How does the formation of multiple bonds, specifically the transition from a single bond to a double or triple bond, alter the types and orientations of sigma and pi bonds involved?

[606045283]

It would alter the number of pi bonds if the bond were to change to a triple bond as it would mean there'd now be 2 pi bonds. Similarly, if the bond were to go from one to a double bond as there would now be a pi bond within it including the original sigma bond. This would then alter the way that the pi and sigma bonds are drawn/represented, it would vary though the representation based on the lewis structure, but sigma bonds would always remain overlapping end to end (horizontally) as said in lecture and for pi bonds overlapping side to side (vertically).

[305961049]

The formation of multiple bonds involves the transition from a single bond to a double or triple bond, and it significantly alters the types and orientations of sigma (σ) and pi (π) bonds in a molecule. Formation of a Double Bond (π Bond), consists of a sigma bond is always present in any covalent bond. In a double bond, there is one sigma bond (σ) formed by the head-on overlap of two atomic orbitals, typically two sp2 hybridized orbitals. This sigma bond is a strong and stable bond. In addition to the sigma bond, a double bond introduces a pi bond. The pi bond results from the side-to-side overlap of two p orbitals. The presence of a pi bond restricts the rotation around the double bond. Ethene (C2H4) has a double bond between two carbon atoms, involving one sigma bond and one pi bond.

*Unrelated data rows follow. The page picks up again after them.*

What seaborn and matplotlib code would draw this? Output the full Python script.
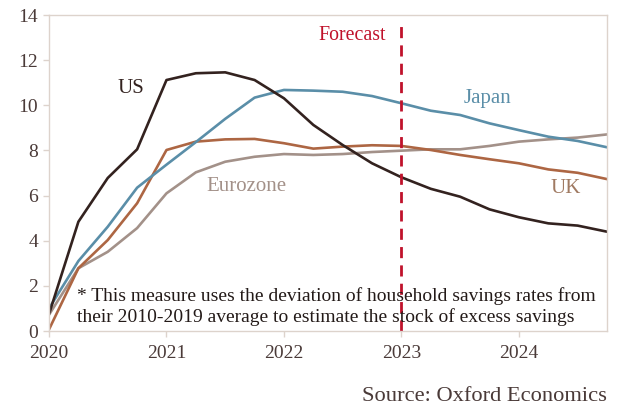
import matplotlib
matplotlib.use("Agg")
import matplotlib.pyplot as plt
import seaborn as sns
import pandas as pd

# Quarterly excess savings (% of disposable income), 2020Q1 - 2024Q4
quarters = pd.period_range("2020Q1", "2024Q4", freq="Q")
us = [0.75, 4.84, 6.78, 8.05, 11.12, 11.42, 11.46, 11.12, 10.31, 9.13,
      8.24, 7.43, 6.81, 6.3, 5.95, 5.39, 5.04, 4.77, 4.67, 4.40]
japan = [1.0, 3.1, 4.62, 6.35, 7.37, 8.37, 9.4, 10.34, 10.68, 10.65,
         10.6, 10.41, 10.09, 9.76, 9.57, 9.2, 8.9, 8.61, 8.42, 8.14]
uk = [0.07, 2.78, 4.03, 5.66, 8.02, 8.39, 8.49, 8.51, 8.32, 8.08,
      8.17, 8.23, 8.2, 8.02, 7.8, 7.61, 7.43, 7.16, 7.01, 6.73]
eurozone = [0.72, 2.78, 3.51, 4.56, 6.1, 7.03, 7.5, 7.72, 7.84, 7.8,
            7.84, 7.93, 7.99, 8.05, 8.05, 8.2, 8.39, 8.49, 8.57, 8.71]
forecast_start = 2023
year_ticks = [2020, 2021, 2022, 2023, 2024]
y_ticks = [0, 2, 4, 6, 8, 10, 12, 14]

palette = {"US": "#33221f", "Japan": "#5a8ea8", "UK": "#ad6643",
           "Eurozone": "#a39189"}
label_colors = {"US": "#33221f", "Japan": "#5a8ea8", "UK": "#a07a62",
                "Eurozone": "#a39189"}

t = [p.year + (p.quarter - 1) / 4 for p in quarters]
df = pd.concat([
    pd.DataFrame({"t": t, "value": v, "region": name})
    for name, v in [("Eurozone", eurozone), ("UK", uk),
                    ("Japan", japan), ("US", us)]
])

sns.set_theme(style="white")
plt.rcParams["font.family"] = ["Liberation Serif", "DejaVu Serif"]

fig = plt.figure(figsize=(6.22, 4.16), dpi=100)
ax = fig.add_axes([0.0788, 0.2043, 0.8971, 0.7596])

sns.lineplot(data=df, x="t", y="value", hue="region", palette=palette,
             linewidth=1.9, legend=False, ax=ax, sort=False)

ax.axvline(forecast_start, ymin=0, ymax=0.975, color="#c0122b",
           linewidth=2.0, dashes=(4, 2.6))

ax.set_xlim(2020, 2024.75)
ax.set_ylim(0, 14)
ax.set_xticks(year_ticks)
ax.set_xticklabels([str(y) for y in year_ticks])
ax.set_yticks(y_ticks)
ax.set_xlabel("")
ax.set_ylabel("")

spine_color = "#ddd3cc"
for s in ax.spines.values():
    s.set_color(spine_color)
    s.set_linewidth(1.0)
ax.tick_params(axis="both", which="major", direction="out", length=4,
               width=1.0, color=spine_color, labelsize=14,
               labelcolor="#4a3a38", pad=4, bottom=True, left=True)
ax.tick_params(axis="x", pad=6)

label_size = 15
ax.text(2020.70, 10.75, "US", color=label_colors["US"], fontsize=label_size,
        ha="center", va="center")
ax.text(2023.73, 10.3, "Japan", color=label_colors["Japan"],
        fontsize=label_size, ha="center", va="center")
ax.text(2021.68, 6.4, "Eurozone", color=label_colors["Eurozone"],
        fontsize=label_size, ha="center", va="center")
ax.text(2024.40, 6.3, "UK", color=label_colors["UK"], fontsize=label_size,
        ha="center", va="center")
ax.text(2022.58, 13.1, "Forecast", color="#c0122b", fontsize=14.3,
        ha="center", va="center")

ax.text(2020.24, 1.55, "* This measure uses the deviation of household savings rates from",
        color="#231a18", fontsize=14, ha="left", va="center")
ax.text(2020.24, 0.62, "their 2010-2019 average to estimate the stock of excess savings",
        color="#231a18", fontsize=14, ha="left", va="center")

fig.text(0.976, 0.036, "Source: Oxford Economics", color="#4a3a38",
         fontsize=16.2, ha="right", va="baseline")

fig.savefig("out.png", dpi=100, facecolor="white")
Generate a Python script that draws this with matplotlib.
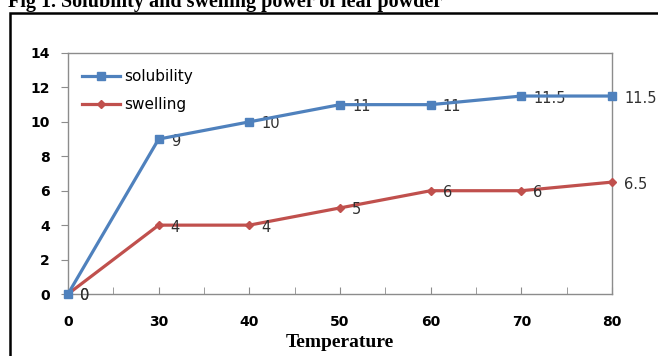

Formation of a Triple Bond (π Bonds) includes Sigma Bonds (σ). This sigma bond is formed by the head-on overlap of two atomic orbitals, typically two sp hybridized orbitals. In addition to the sigma bond, a triple bond introduces two pi bonds. The pi bonds result from the side-to-side overlap of two sets of p orbitals. The presence of two pi bonds further restricts rotation around the triple bond. Acetylene (C2H2) has a triple bond between two carbon atoms, involving one sigma bond and two pi bonds.

A double bond consists of one sigma bond and one pi bond. A triple bond consists of one sigma bond and two pi bonds. The addition of pi bonds introduces rigidity into the molecule due to the restriction of rotation around those bonds. Sigma bonds, being formed by head-on overlap, allow free rotation.